Entries with chart source code
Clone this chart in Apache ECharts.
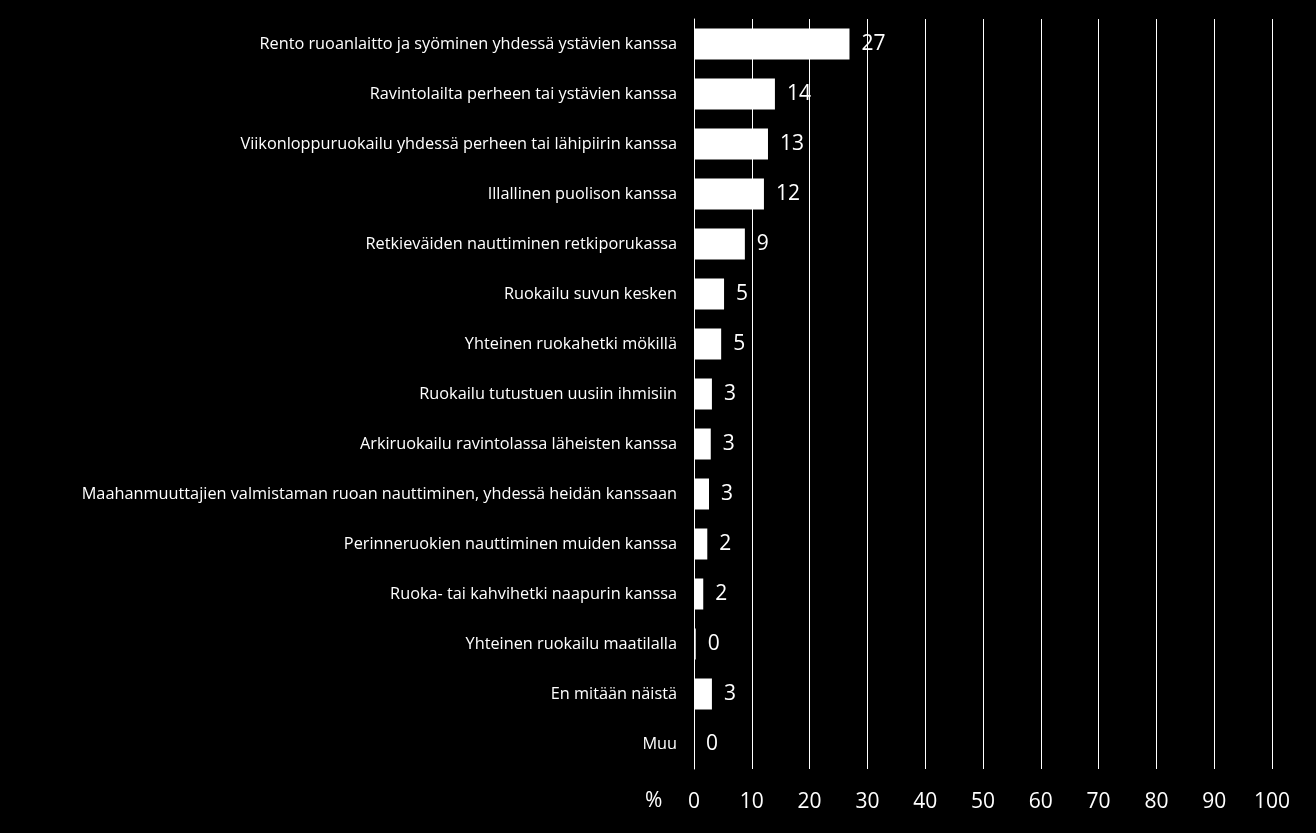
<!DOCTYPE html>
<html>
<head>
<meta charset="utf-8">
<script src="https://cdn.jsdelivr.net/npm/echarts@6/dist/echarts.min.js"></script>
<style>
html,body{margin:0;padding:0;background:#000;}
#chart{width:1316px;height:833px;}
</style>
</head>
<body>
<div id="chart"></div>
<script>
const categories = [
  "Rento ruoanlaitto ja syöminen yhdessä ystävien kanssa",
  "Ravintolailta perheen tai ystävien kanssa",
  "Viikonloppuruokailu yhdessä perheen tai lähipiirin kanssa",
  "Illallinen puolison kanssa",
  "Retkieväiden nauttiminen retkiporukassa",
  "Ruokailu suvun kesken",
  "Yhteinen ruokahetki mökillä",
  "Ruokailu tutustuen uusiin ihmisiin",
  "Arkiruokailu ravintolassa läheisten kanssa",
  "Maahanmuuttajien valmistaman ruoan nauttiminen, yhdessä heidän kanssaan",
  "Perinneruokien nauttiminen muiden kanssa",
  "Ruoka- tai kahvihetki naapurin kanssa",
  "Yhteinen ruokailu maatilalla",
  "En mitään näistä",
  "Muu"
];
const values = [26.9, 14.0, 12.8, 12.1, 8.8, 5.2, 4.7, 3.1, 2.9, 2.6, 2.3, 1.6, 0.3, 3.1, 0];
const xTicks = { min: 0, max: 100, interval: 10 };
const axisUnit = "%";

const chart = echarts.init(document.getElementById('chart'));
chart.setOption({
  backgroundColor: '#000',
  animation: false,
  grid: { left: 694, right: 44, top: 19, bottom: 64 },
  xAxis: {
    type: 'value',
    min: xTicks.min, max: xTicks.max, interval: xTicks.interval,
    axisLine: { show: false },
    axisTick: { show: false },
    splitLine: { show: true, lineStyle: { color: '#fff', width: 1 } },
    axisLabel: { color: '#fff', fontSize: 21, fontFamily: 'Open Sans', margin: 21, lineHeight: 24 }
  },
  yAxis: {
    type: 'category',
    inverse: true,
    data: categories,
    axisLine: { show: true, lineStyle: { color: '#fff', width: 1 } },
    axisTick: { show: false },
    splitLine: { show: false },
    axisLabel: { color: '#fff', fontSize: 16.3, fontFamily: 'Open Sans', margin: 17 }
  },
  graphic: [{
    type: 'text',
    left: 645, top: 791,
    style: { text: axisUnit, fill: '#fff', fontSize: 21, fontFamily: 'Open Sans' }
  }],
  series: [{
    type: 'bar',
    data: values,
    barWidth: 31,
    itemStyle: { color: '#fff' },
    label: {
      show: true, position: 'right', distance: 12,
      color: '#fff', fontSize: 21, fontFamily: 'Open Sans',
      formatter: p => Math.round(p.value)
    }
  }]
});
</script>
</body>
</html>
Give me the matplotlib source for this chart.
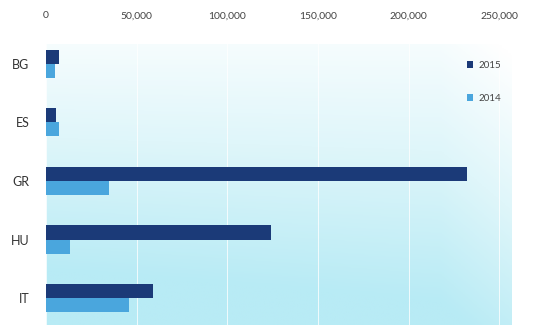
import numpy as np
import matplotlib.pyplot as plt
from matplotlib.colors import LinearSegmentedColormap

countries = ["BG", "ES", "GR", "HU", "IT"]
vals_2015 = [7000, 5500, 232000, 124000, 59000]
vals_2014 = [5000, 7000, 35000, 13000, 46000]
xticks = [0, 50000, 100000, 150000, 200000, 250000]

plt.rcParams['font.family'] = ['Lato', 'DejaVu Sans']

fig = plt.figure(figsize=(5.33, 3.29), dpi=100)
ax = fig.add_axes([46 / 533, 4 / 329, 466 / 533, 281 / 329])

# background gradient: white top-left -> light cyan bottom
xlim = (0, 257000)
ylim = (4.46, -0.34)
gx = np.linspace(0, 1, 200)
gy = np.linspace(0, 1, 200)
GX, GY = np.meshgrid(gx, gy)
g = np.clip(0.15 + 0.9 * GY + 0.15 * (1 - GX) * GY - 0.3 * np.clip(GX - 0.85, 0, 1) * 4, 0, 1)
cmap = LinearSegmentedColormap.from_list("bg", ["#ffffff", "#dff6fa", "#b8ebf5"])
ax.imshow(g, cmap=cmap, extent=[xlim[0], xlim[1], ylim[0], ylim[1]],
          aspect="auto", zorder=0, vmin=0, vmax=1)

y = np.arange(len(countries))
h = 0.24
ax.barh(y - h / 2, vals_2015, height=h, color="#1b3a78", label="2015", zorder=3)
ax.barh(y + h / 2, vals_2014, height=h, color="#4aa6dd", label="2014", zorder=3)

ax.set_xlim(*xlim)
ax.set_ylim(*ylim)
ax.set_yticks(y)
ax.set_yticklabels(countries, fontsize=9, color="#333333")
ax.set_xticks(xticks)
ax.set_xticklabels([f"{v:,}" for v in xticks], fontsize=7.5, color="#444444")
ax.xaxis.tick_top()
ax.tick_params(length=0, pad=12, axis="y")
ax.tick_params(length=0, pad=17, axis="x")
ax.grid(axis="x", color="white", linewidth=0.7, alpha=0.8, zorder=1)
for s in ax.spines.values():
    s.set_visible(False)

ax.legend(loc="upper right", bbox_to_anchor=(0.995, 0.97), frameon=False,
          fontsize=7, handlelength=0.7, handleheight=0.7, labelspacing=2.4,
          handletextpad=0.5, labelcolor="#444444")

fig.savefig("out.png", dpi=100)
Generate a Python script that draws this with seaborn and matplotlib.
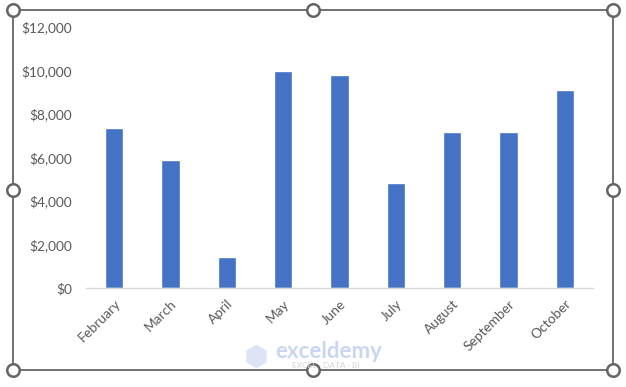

:: Task prompt ::
Would you return the data exactly as written, without the pictures?

:: Answer for the task ::
Clone this chart in Apache ECharts.
<!DOCTYPE html>
<html>
<head>
<meta charset="utf-8">
<script src="https://cdn.jsdelivr.net/npm/echarts@6/dist/echarts.min.js"></script>
<style>
html,body{margin:0;padding:0;background:#000;}
#chart{width:1316px;height:833px;}
</style>
</head>
<body>
<div id="chart"></div>
<script>
const categories = [
  "Rento ruoanlaitto ja syöminen yhdessä ystävien kanssa",
  "Ravintolailta perheen tai ystävien kanssa",
  "Viikonloppuruokailu yhdessä perheen tai lähipiirin kanssa",
  "Illallinen puolison kanssa",
  "Retkieväiden nauttiminen retkiporukassa",
  "Ruokailu suvun kesken",
  "Yhteinen ruokahetki mökillä",
  "Ruokailu tutustuen uusiin ihmisiin",
  "Arkiruokailu ravintolassa läheisten kanssa",
  "Maahanmuuttajien valmistaman ruoan nauttiminen, yhdessä heidän kanssaan",
  "Perinneruokien nauttiminen muiden kanssa",
  "Ruoka- tai kahvihetki naapurin kanssa",
  "Yhteinen ruokailu maatilalla",
  "En mitään näistä",
  "Muu"
];
const values = [26.9, 14.0, 12.8, 12.1, 8.8, 5.2, 4.7, 3.1, 2.9, 2.6, 2.3, 1.6, 0.3, 3.1, 0];
const xTicks = { min: 0, max: 100, interval: 10 };
const axisUnit = "%";

const chart = echarts.init(document.getElementById('chart'));
chart.setOption({
  backgroundColor: '#000',
  animation: false,
  grid: { left: 694, right: 44, top: 19, bottom: 64 },
  xAxis: {
    type: 'value',
    min: xTicks.min, max: xTicks.max, interval: xTicks.interval,
    axisLine: { show: false },
    axisTick: { show: false },
    splitLine: { show: true, lineStyle: { color: '#fff', width: 1 } },
    axisLabel: { color: '#fff', fontSize: 21, fontFamily: 'Open Sans', margin: 21, lineHeight: 24 }
  },
  yAxis: {
    type: 'category',
    inverse: true,
    data: categories,
    axisLine: { show: true, lineStyle: { color: '#fff', width: 1 } },
    axisTick: { show: false },
    splitLine: { show: false },
    axisLabel: { color: '#fff', fontSize: 16.3, fontFamily: 'Open Sans', margin: 17 }
  },
  graphic: [{
    type: 'text',
    left: 645, top: 791,
    style: { text: axisUnit, fill: '#fff', fontSize: 21, fontFamily: 'Open Sans' }
  }],
  series: [{
    type: 'bar',
    data: values,
    barWidth: 31,
    itemStyle: { color: '#fff' },
    label: {
      show: true, position: 'right', distance: 12,
      color: '#fff', fontSize: 21, fontFamily: 'Open Sans',
      formatter: p => Math.round(p.value)
    }
  }]
});
</script>
</body>
</html>
Give me the matplotlib source for this chart.
import numpy as np
import matplotlib.pyplot as plt
from matplotlib.colors import LinearSegmentedColormap

countries = ["BG", "ES", "GR", "HU", "IT"]
vals_2015 = [7000, 5500, 232000, 124000, 59000]
vals_2014 = [5000, 7000, 35000, 13000, 46000]
xticks = [0, 50000, 100000, 150000, 200000, 250000]

plt.rcParams['font.family'] = ['Lato', 'DejaVu Sans']

fig = plt.figure(figsize=(5.33, 3.29), dpi=100)
ax = fig.add_axes([46 / 533, 4 / 329, 466 / 533, 281 / 329])

# background gradient: white top-left -> light cyan bottom
xlim = (0, 257000)
ylim = (4.46, -0.34)
gx = np.linspace(0, 1, 200)
gy = np.linspace(0, 1, 200)
GX, GY = np.meshgrid(gx, gy)
g = np.clip(0.15 + 0.9 * GY + 0.15 * (1 - GX) * GY - 0.3 * np.clip(GX - 0.85, 0, 1) * 4, 0, 1)
cmap = LinearSegmentedColormap.from_list("bg", ["#ffffff", "#dff6fa", "#b8ebf5"])
ax.imshow(g, cmap=cmap, extent=[xlim[0], xlim[1], ylim[0], ylim[1]],
          aspect="auto", zorder=0, vmin=0, vmax=1)

y = np.arange(len(countries))
h = 0.24
ax.barh(y - h / 2, vals_2015, height=h, color="#1b3a78", label="2015", zorder=3)
ax.barh(y + h / 2, vals_2014, height=h, color="#4aa6dd", label="2014", zorder=3)

ax.set_xlim(*xlim)
ax.set_ylim(*ylim)
ax.set_yticks(y)
ax.set_yticklabels(countries, fontsize=9, color="#333333")
ax.set_xticks(xticks)
ax.set_xticklabels([f"{v:,}" for v in xticks], fontsize=7.5, color="#444444")
ax.xaxis.tick_top()
ax.tick_params(length=0, pad=12, axis="y")
ax.tick_params(length=0, pad=17, axis="x")
ax.grid(axis="x", color="white", linewidth=0.7, alpha=0.8, zorder=1)
for s in ax.spines.values():
    s.set_visible(False)

ax.legend(loc="upper right", bbox_to_anchor=(0.995, 0.97), frameon=False,
          fontsize=7, handlelength=0.7, handleheight=0.7, labelspacing=2.4,
          handletextpad=0.5, labelcolor="#444444")

fig.savefig("out.png", dpi=100)
Generate a Python script that draws this with seaborn and matplotlib.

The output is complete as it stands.